* [Given request]: Write out again exactly the lines from the one containing "Write the HTML code for this interface." through the one containing "trước MCCB tổng</text>", both included, and omit the pictures.

* [Supplied entries]:
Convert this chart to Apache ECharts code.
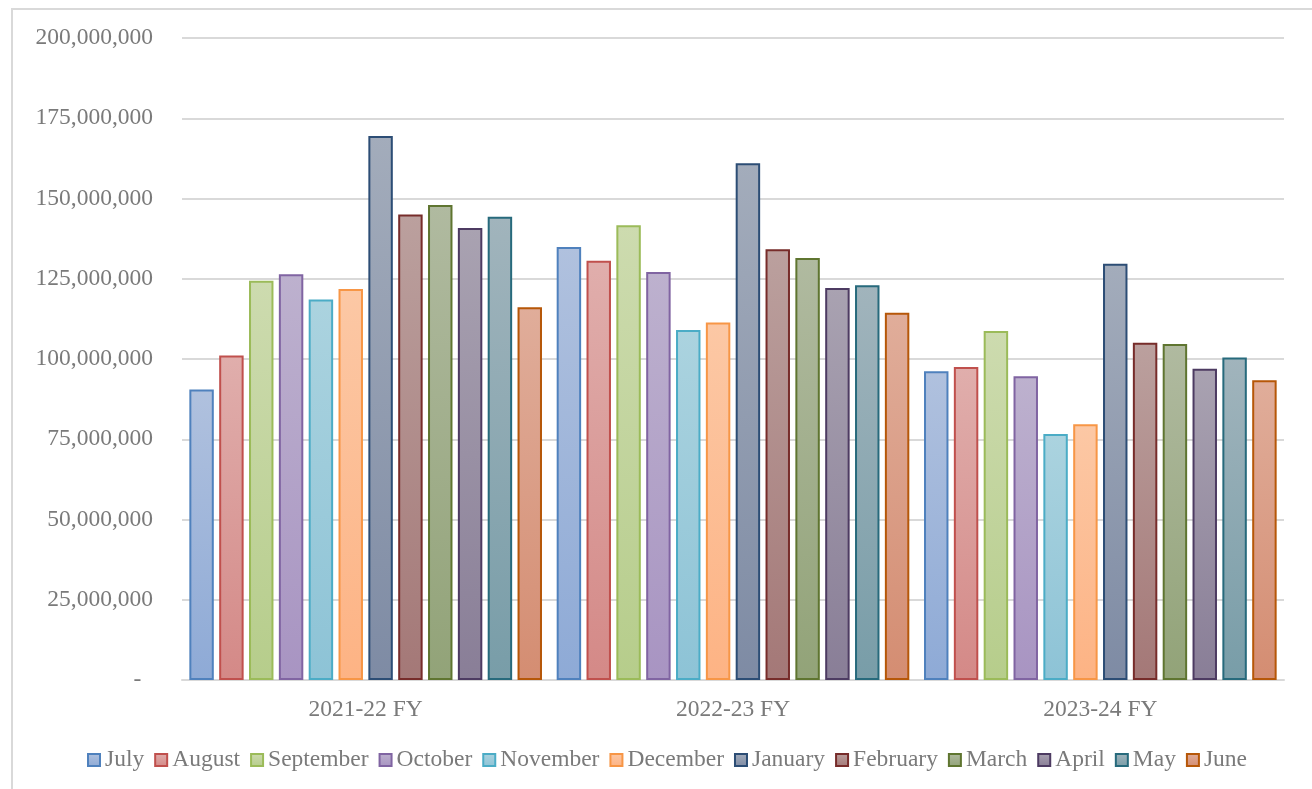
<!DOCTYPE html>
<html>
<head>
<meta charset="utf-8">
<script src="https://cdn.jsdelivr.net/npm/echarts@6/dist/echarts.min.js"></script>
<style>
  html, body { margin: 0; padding: 0; background: #fff; }
  #frame { position: absolute; left: 11px; top: 8px; width: 1301px; height: 781px;
           border-left: 2px solid #d9d9d9; border-top: 2px solid #d9d9d9; box-sizing: border-box; }
  #chart { position: absolute; left: 0; top: 0; width: 1312px; height: 789px; }
</style>
</head>
<body>
<div id="frame"></div>
<div id="chart"></div>
<script>
  // 财年分类
  const years = ['2021-22 FY', '2022-23 FY', '2023-24 FY']
  const months = ['July', 'August', 'September', 'October', 'November', 'December',
                  'January', 'February', 'March', 'April', 'May', 'June']

  // 每个月份在三个财年的数值
  const july      = [90500000, 134900000, 96200000]
  const august    = [101100000, 130600000, 97500000]
  const september = [124400000, 141700000, 108700000]
  const october   = [126400000, 127100000, 94600000]
  const november  = [118500000, 109000000, 76600000]
  const december  = [121800000, 111400000, 79700000]
  const january   = [169500000, 161000000, 129700000]
  const february  = [145000000, 134200000, 105100000]
  const march     = [148000000, 131500000, 104700000]
  const april     = [140800000, 122100000, 97000000]
  const may       = [144300000, 123000000, 100500000]
  const june      = [116100000, 114400000, 93400000]

  const values = [july, august, september, october, november, december,
                  january, february, march, april, may, june]

  // 配色：渐变上色 / 下色 / 边框
  const topColors = ['#b0c1de', '#e0aeac', '#cddbaf', '#bdb1ce', '#abd3df', '#fcc8a5',
                     '#a3acbb', '#bba09e', '#b0baa0', '#a9a2b1', '#a1b4bc', '#e0ad9a']
  const bottomColors = ['#8eaad6', '#d48987', '#b6cd8b', '#a894c2', '#8dc3d6', '#fdb384',
                        '#7e8ba4', '#a47877', '#92a378', '#897e97', '#789da8', '#d48d72']
  const borderColors = ['#4f81bd', '#c0504d', '#9bbb59', '#8064a2', '#4bacc6', '#f79646',
                        '#2c4d75', '#772c2a', '#5f7530', '#4d3b62', '#276a7c', '#b65708']

  const font = '"Liberation Serif", "Times New Roman", serif'
  const textColor = '#7a7a7a'
  const fontSize = 23.5

  const chart = echarts.init(document.getElementById('chart'))

  chart.setOption({
    animation: false,
    textStyle: { fontFamily: font },
    grid: { left: 182, right: 28, top: 38, bottom: 109, containLabel: false },
    legend: {
      bottom: 12,
      left: 82,
      icon: 'rect',
      itemWidth: 12,
      itemHeight: 12,
      itemGap: 10,
      textStyle: { fontFamily: font, fontSize, color: textColor },
      data: months
    },
    xAxis: {
      type: 'category',
      data: years,
      axisLine: { lineStyle: { color: '#d9d9d9', width: 2 } },
      axisTick: { show: false },
      axisLabel: { fontFamily: font, fontSize, color: textColor, margin: 18 }
    },
    yAxis: {
      type: 'value',
      min: 0,
      max: 200000000,
      interval: 25000000,
      axisLine: { show: false },
      axisTick: { show: false },
      splitLine: { lineStyle: { color: '#d9d9d9', width: 2 } },
      axisLabel: {
        fontFamily: font, fontSize, color: textColor, margin: 29,
        formatter: v => v === 0 ? '-  ' : v.toLocaleString('en-US')
      }
    },
    series: months.map((m, i) => ({
      name: m,
      type: 'bar',
      data: values[i],
      barCategoryGap: '4%',
      barGap: '22%',
      itemStyle: {
        color: new echarts.graphic.LinearGradient(0, 0, 0, 1, [
          { offset: 0, color: topColors[i] },
          { offset: 1, color: bottomColors[i] }
        ]),
        borderColor: borderColors[i],
        borderWidth: 2
      }
    }))
  })
</script>
</body>
</html>
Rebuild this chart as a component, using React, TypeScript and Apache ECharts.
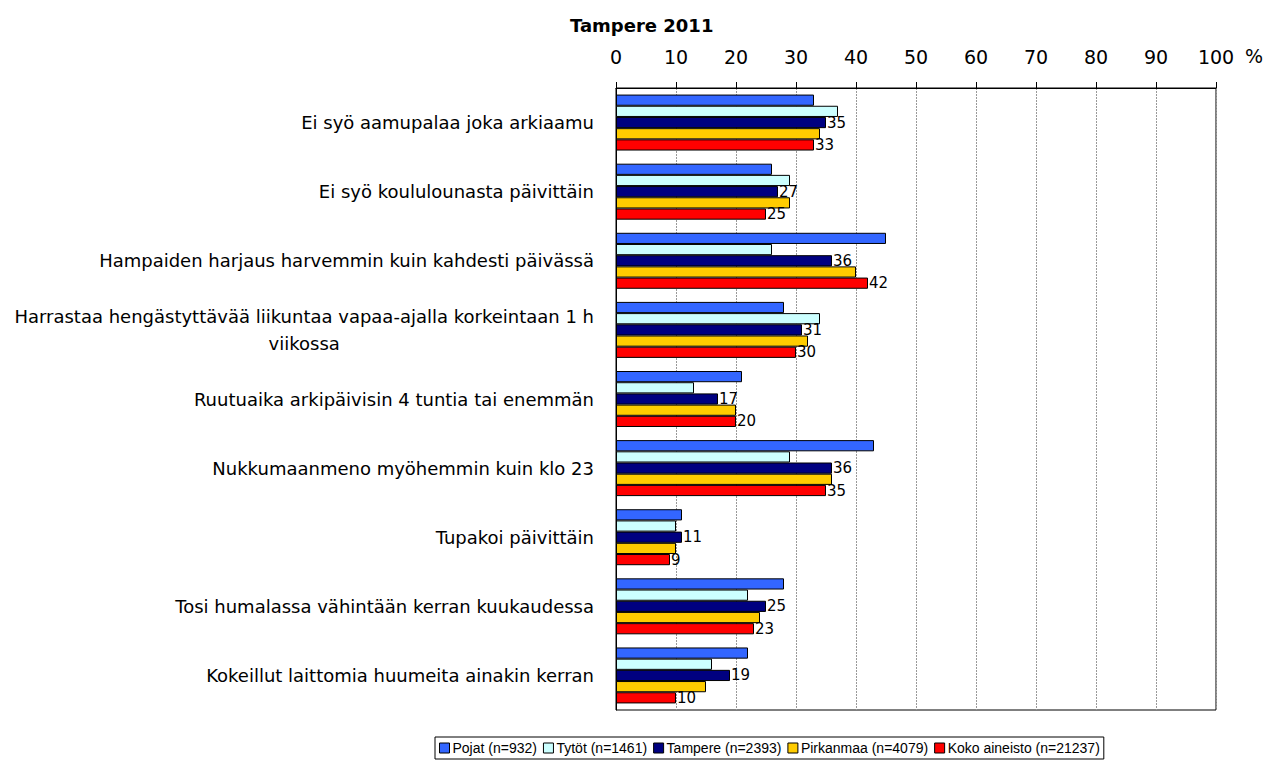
import React, { useEffect, useRef } from "react";
import * as echarts from "echarts";

const categories = [
  "Ei syö aamupalaa joka arkiaamu",
  "Ei syö koululounasta päivittäin",
  "Hampaiden harjaus harvemmin kuin kahdesti päivässä",
  "Harrastaa hengästyttävää liikuntaa vapaa-ajalla korkeintaan 1 h\nviikossa",
  "Ruutuaika arkipäivisin 4 tuntia tai enemmän",
  "Nukkumaanmeno myöhemmin kuin klo 23",
  "Tupakoi päivittäin",
  "Tosi humalassa vähintään kerran kuukaudessa",
  "Kokeillut laittomia huumeita ainakin kerran",
];

const pojat = [33, 26, 45, 28, 21, 43, 11, 28, 22];
const tytot = [37, 29, 26, 34, 13, 29, 10, 22, 16];
const tampere = [35, 27, 36, 31, 17, 36, 11, 25, 19];
const pirkanmaa = [34, 29, 40, 32, 20, 36, 10, 24, 15];
const koko = [33, 25, 42, 30, 20, 35, 9, 23, 10];

const seriesNames = [
  "Pojat (n=932)",
  "Tytöt (n=1461)",
  "Tampere (n=2393)",
  "Pirkanmaa (n=4079)",
  "Koko aineisto (n=21237)",
];
const seriesColors = ["#3366FF", "#CCFFFF", "#000080", "#FFCC00", "#FF0000"];
const seriesData = [pojat, tytot, tampere, pirkanmaa, koko];
const labelled = [false, false, true, false, true];

const xTicks = [0, 10, 20, 30, 40, 50, 60, 70, 80, 90, 100];

export default function App() {
  const ref = useRef<HTMLDivElement>(null);
  useEffect(() => {
    if (!ref.current) return;
    const chart = echarts.init(ref.current, null, { renderer: "svg" });
    const font = "Liberation Sans, Arial, sans-serif";
    const wide = "DejaVu Sans, sans-serif";
    chart.setOption({
      animation: false,
      backgroundColor: "#ffffff",
      textStyle: { fontFamily: font },
      title: {
        text: "Tampere 2011",
        left: 565,
        top: 11,
        textStyle: { fontSize: 18, fontWeight: "bold", color: "#000", fontFamily: wide },
      },
      legend: {
        left: 435,
        top: 737,
        orient: "horizontal",
        icon: "rect",
        itemWidth: 10,
        itemHeight: 10,
        itemGap: 6,
        padding: [4, 4, 4, 4],
        borderColor: "#000",
        borderWidth: 1,
        textStyle: { fontSize: 14, color: "#000", fontFamily: font, padding: [0, 0, 0, -2] },
        data: seriesNames.map((n, i) => ({
          name: n,
          itemStyle: { color: seriesColors[i], borderColor: "#000", borderWidth: 1 },
        })),
      },
      grid: {
        left: 616,
        right: 60,
        top: 88,
        bottom: 72,
        show: true,
        borderColor: "#000",
        borderWidth: 1,
        backgroundColor: "#fff",
      },
      xAxis: {
        type: "value",
        position: "top",
        min: 0,
        max: 100,
        interval: 10,
        axisLine: { show: true, lineStyle: { color: "#000", width: 1 } },
        axisTick: { show: true, length: 6, lineStyle: { color: "#000" } },
        axisLabel: {
          margin: 22,
          fontSize: 19,
          color: "#000",
          fontFamily: wide,
          formatter: (v: number) => (xTicks.includes(v) ? String(v) : ""),
        },
        splitLine: { show: true, lineStyle: { color: "#999", type: [2, 1], width: 1 } },
      },
      yAxis: {
        type: "category",
        inverse: true,
        data: categories,
        axisLine: { show: true, lineStyle: { color: "#000" } },
        axisTick: { show: false },
        axisLabel: {
          margin: 22,
          fontSize: 18,
          color: "#000",
          fontFamily: wide,
          lineHeight: 27,
          formatter: (v: string) => {
            const parts = v.split("\n");
            if (parts.length === 1) return v;
            return parts.map((p) => "{c|" + p + "}").join("\n");
          },
          rich: { c: { align: "center", fontSize: 18, color: "#000", fontFamily: wide, lineHeight: 27 } },
        },
      },
      graphic: [
        {
          type: "text",
          left: 1245,
          top: 46,
          style: { text: "%", fontSize: 19, fill: "#000", fontFamily: wide },
        },
      ],
      series: seriesNames.map((n, i) => ({
        name: n,
        type: "bar",
        data: seriesData[i],
        barGap: "0%",
        barCategoryGap: "19%",
        itemStyle: { color: seriesColors[i], borderColor: "#000", borderWidth: 1 },
        label: {
          show: labelled[i],
          position: "right",
          distance: 1,
          fontSize: 15,
          color: "#000",
          fontFamily: wide,
        },
      })),
    });
    return () => chart.dispose();
  }, []);
  return (
    <div
      ref={ref}
      style={{ position: "fixed", left: 0, top: 0, width: 1276, height: 782 }}
    />
  );
}
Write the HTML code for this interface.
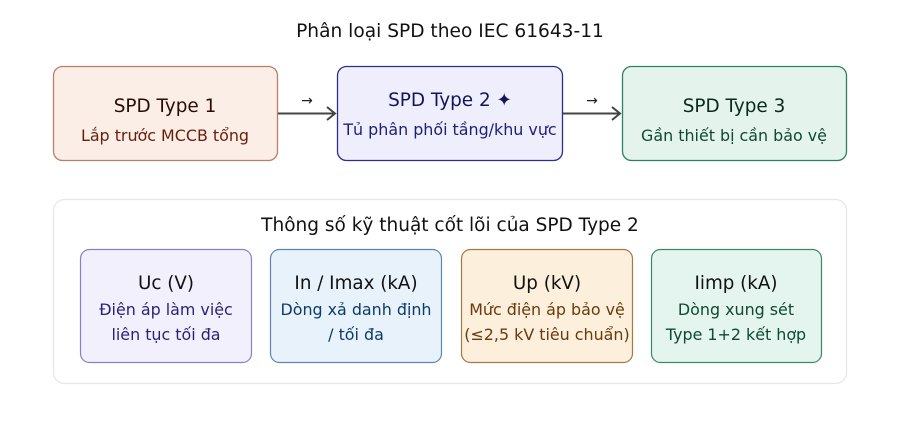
<!DOCTYPE html>
<html><head><meta charset="utf-8"><style>
html,body{margin:0;padding:0;background:#fff;}
svg{display:block;font-family:"DejaVu Sans","Liberation Sans",sans-serif;}
</style></head><body>
<svg width="900" height="424" viewBox="0 0 900 424" xmlns="http://www.w3.org/2000/svg">
<text x="450" y="37" text-anchor="middle" font-size="18.6" fill="#111">Phân loại SPD theo IEC 61643-11</text>

<rect x="53.5" y="66.5" width="224" height="94" rx="9" fill="#fbeee6" stroke="#b8806a" stroke-width="1.3"/>
<text x="165" y="112" text-anchor="middle" font-size="18.4" fill="#2a0e06">SPD Type 1</text>
<text x="165" y="141" text-anchor="middle" font-size="15.9" fill="#6a1e0a">Lắp trước MCCB tổng</text>

<rect x="337.5" y="66.5" width="225" height="94" rx="9" fill="#eeeefc" stroke="#2e2e88" stroke-width="1.3"/>
<text x="450" y="106" text-anchor="middle" font-size="18.4" fill="#14145a">SPD Type 2 ✦</text>
<text x="450" y="135" text-anchor="middle" font-size="15.9" fill="#1e1e7a">Tủ phân phối tầng/khu vực</text>

<rect x="622.5" y="66.5" width="224" height="94" rx="9" fill="#e4f4ec" stroke="#2e8060" stroke-width="1.3"/>
<text x="734" y="112" text-anchor="middle" font-size="18.4" fill="#0a2a1c">SPD Type 3</text>
<text x="734" y="141" text-anchor="middle" font-size="15.9" fill="#0d4a30">Gần thiết bị cần bảo vệ</text>

<g stroke="#444" stroke-width="2" fill="none">
<line x1="278" y1="113.5" x2="335" y2="113.5"/><polyline points="327,107 335,113.5 327,120"/>
<line x1="563" y1="113.5" x2="620" y2="113.5"/><polyline points="612,107 620,113.5 612,120"/>
</g>
<text x="307" y="105" text-anchor="middle" font-size="14" fill="#222">→</text>
<text x="592" y="105" text-anchor="middle" font-size="14" fill="#222">→</text>

<rect x="53.5" y="199.5" width="793" height="184" rx="11" fill="#fff" stroke="#e6e6e6" stroke-width="1.2"/>
<text x="450" y="231" text-anchor="middle" font-size="18.5" fill="#111">Thông số kỹ thuật cốt lõi của SPD Type 2</text>

<rect x="80.5" y="249.5" width="171" height="113" rx="9" fill="#f1f0fc" stroke="#8a80c8" stroke-width="1.2"/>
<text x="166" y="289" text-anchor="middle" font-size="18.3" fill="#111">Uc (V)</text>
<text x="166" y="315" text-anchor="middle" font-size="15.9" fill="#2a1f7a">Điện áp làm việc</text>
<text x="166" y="340" text-anchor="middle" font-size="15.9" fill="#2a1f7a">liên tục tối đa</text>

<rect x="270.5" y="249.5" width="171" height="113" rx="9" fill="#e8f2fb" stroke="#5a88b0" stroke-width="1.2"/>
<text x="356" y="289" text-anchor="middle" font-size="18.3" fill="#111">In / Imax (kA)</text>
<text x="356" y="315" text-anchor="middle" font-size="15.9" fill="#0d3a6a">Dòng xả danh định</text>
<text x="356" y="340" text-anchor="middle" font-size="15.9" fill="#0d3a6a">/ tối đa</text>

<rect x="461.5" y="249.5" width="171" height="113" rx="9" fill="#fcefdc" stroke="#a07a48" stroke-width="1.2"/>
<text x="547" y="289" text-anchor="middle" font-size="18.3" fill="#111">Up (kV)</text>
<text x="547" y="315" text-anchor="middle" font-size="15.9" fill="#6a3a0a">Mức điện áp bảo vệ</text>
<text x="547" y="340" text-anchor="middle" font-size="15.9" fill="#6a3a0a">(≤2,5 kV tiêu chuẩn)</text>

<rect x="651.5" y="249.5" width="170" height="113" rx="9" fill="#e4f4ee" stroke="#3a8a68" stroke-width="1.2"/>
<text x="736" y="289" text-anchor="middle" font-size="18.3" fill="#111">Iimp (kA)</text>
<text x="736" y="315" text-anchor="middle" font-size="15.9" fill="#0d4a30">Dòng xung sét</text>
<text x="736" y="340" text-anchor="middle" font-size="15.9" fill="#0d4a30">Type 1+2 kết hợp</text>
</svg>
</body></html>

* [Reply]:
Write the HTML code for this interface.
<!DOCTYPE html>
<html><head><meta charset="utf-8"><style>
html,body{margin:0;padding:0;background:#fff;}
svg{display:block;font-family:"DejaVu Sans","Liberation Sans",sans-serif;}
</style></head><body>
<svg width="900" height="424" viewBox="0 0 900 424" xmlns="http://www.w3.org/2000/svg">
<text x="450" y="37" text-anchor="middle" font-size="18.6" fill="#111">Phân loại SPD theo IEC 61643-11</text>

<rect x="53.5" y="66.5" width="224" height="94" rx="9" fill="#fbeee6" stroke="#b8806a" stroke-width="1.3"/>
<text x="165" y="112" text-anchor="middle" font-size="18.4" fill="#2a0e06">SPD Type 1</text>
<text x="165" y="141" text-anchor="middle" font-size="15.9" fill="#6a1e0a">Lắp trước MCCB tổng</text>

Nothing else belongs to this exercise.